If two points lie in the same angle, the signs of their results for both lines should be identical. If they lie in opposite angles, the signs should be opposite for both lines. If the signs are different for only one line, or partially match, they are in adjacent angles.
Here, the sign for \( L_1 \) is positive for both points, but the sign for \( L_2 \) is positive for \( (13, 8) \) and negative for \( (26, -4) \). This means the points are separated by line \( L_2 \), but not by line \( L_1 \). Thus, they lie in **adjacent angles** formed by the two lines. The change in sign for only one line indicates adjacency.
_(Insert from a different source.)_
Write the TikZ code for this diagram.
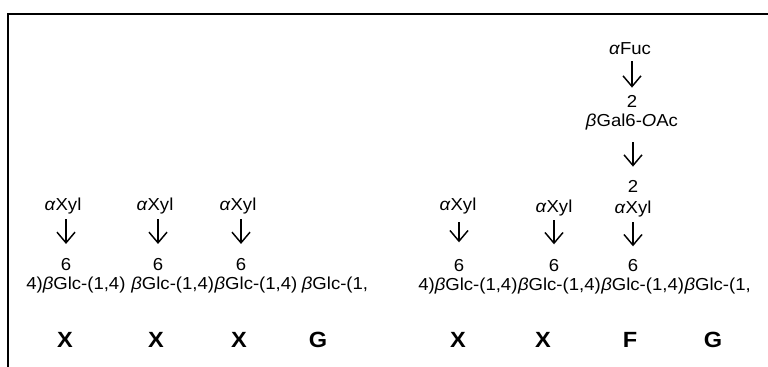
\documentclass[tikz,border=0pt]{standalone}
\usepackage{fontspec}
\setmainfont{Liberation Sans}[FakeStretch=1.07]
\usetikzlibrary{arrows.meta}
\newcommand{\gk}[1]{\textit{#1}}
\begin{document}
\begin{tikzpicture}[x=0.75pt,y=-0.75pt,
  every node/.style={inner sep=0pt},
  lbl/.style={anchor=base},
  res/.style={anchor=base west},
  tag/.style={anchor=base,font=\fontsize{16.5}{19}\selectfont\bfseries},
  arr/.style={line width=1.1pt,-{Straight Barb[length=8pt,width=13.5pt,line width=1.1pt]}}]
\fontsize{13}{15}\selectfont
\useasboundingbox (0,0) rectangle (768,367);
% open frame: top and left edges
\draw[line width=1.5pt] (8,367) -- (8,14) -- (768,14);

% ---- XXXG ----
\node[res] (rL1) at (26,290) {4)\gk{β}Glc-(1,4)};
\node[res] (rL2) at ([xshift=4pt]rL1.base east) {\gk{β}Glc-(1,4)};
\node[res] (rL3) at (rL2.base east) {\gk{β}Glc-(1,4)};
\node[res] (rL4) at ([xshift=3pt]rL3.base east) {\gk{β}Glc-(1,};

\node[lbl] (sL1) at (66,271) {6};
\node[lbl] (sL2) at (158,271) {6};
\node[lbl] (sL3) at (241,271) {6};

\node[lbl] (xL1) at (63,211) {\gk{α}Xyl};
\node[lbl] (xL2) at (155,211) {\gk{α}Xyl};
\node[lbl] (xL3) at (238,211) {\gk{α}Xyl};

\foreach \i in {1,2,3}
  \draw[arr,shorten <=3.4pt,shorten >=11pt] (sL\i.north |- xL\i.south) -- (sL\i.north);

\node[tag] (tL1) at (65,347) {X};
\node[tag] (tL2) at (156,347) {X};
\node[tag] (tL3) at (239,347) {X};
\node[tag] (tL4) at (318,347) {G};

% ---- XXFG ----
\node[res] (rR1) at (418,291) {4)\gk{β}Glc-(1,4)};
\node[res] (rR2) at (rR1.base east) {\gk{β}Glc-(1,4)};
\node[res] (rR3) at (rR2.base east) {\gk{β}Glc-(1,4)};
\node[res] (rR4) at (rR3.base east) {\gk{β}Glc-(1,};

\node[lbl] (sR1) at (459,272) {6};
\node[lbl] (sR2) at (554,272) {6};
\node[lbl] (sR3) at (633,272) {6};

\node[lbl] (xR1) at (458,211) {\gk{α}Xyl};
\node[lbl] (xR2) at (554,213) {\gk{α}Xyl};
\node[lbl] (xR3) at (633,214) {\gk{α}Xyl};

\draw[arr,shorten <=5.6pt,shorten >=13pt] (sR1.north |- xR1.south) -- (sR1.north);
\draw[arr,shorten <=2.6pt,shorten >=11.5pt] (sR2.north |- xR2.south) -- (sR2.north);
\draw[arr,shorten <=3.4pt,shorten >=10pt] (sR3.north |- xR3.south) -- (sR3.north);

% fucosylated side chain
\node[lbl] (twoX) at (633,193) {2};
\node[lbl] (gal) at (632,127) {\gk{β}Gal6-\gk{O}Ac};
\node[lbl] (twoG) at (632,108) {2};
\node[lbl] (fuc) at (630,55) {\gk{α}Fuc};

\draw[arr,shorten <=4.5pt,shorten >=6pt] (twoG.north |- fuc.south) -- (twoG.north);
\draw[arr,shorten <=8.6pt,shorten >=10.5pt] (twoX.north |- gal.south) -- (twoX.north);

\node[tag] (tR1) at (458,347) {X};
\node[tag] (tR2) at (543,347) {X};
\node[tag] (tR3) at (630,347) {F};
\node[tag] (tR4) at (713,347) {G};
\end{tikzpicture}
\end{document}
In simple words: To find if points are in the same, opposite, or adjacent areas made by two crossing lines, plug each point into both line equations. If the signs of the answers are completely the same (e.g., both plus, both minus for both lines), they are in the same area. If all signs are opposite, they are in opposite areas. If only some signs are different, they are in adjacent areas.

🎯 Exam Tip: To classify the region of points relative to two lines, create functions \( L_1(x,y) \) and \( L_2(x,y) \). Substitute each point into both functions. If the signs \((+,+)\) or \((-,-)\) match for both points, they are in the same angle. If \((+,+)\) and \((-,-)\) (or vice-versa), they are in opposite angles. Any other combination means adjacent angles.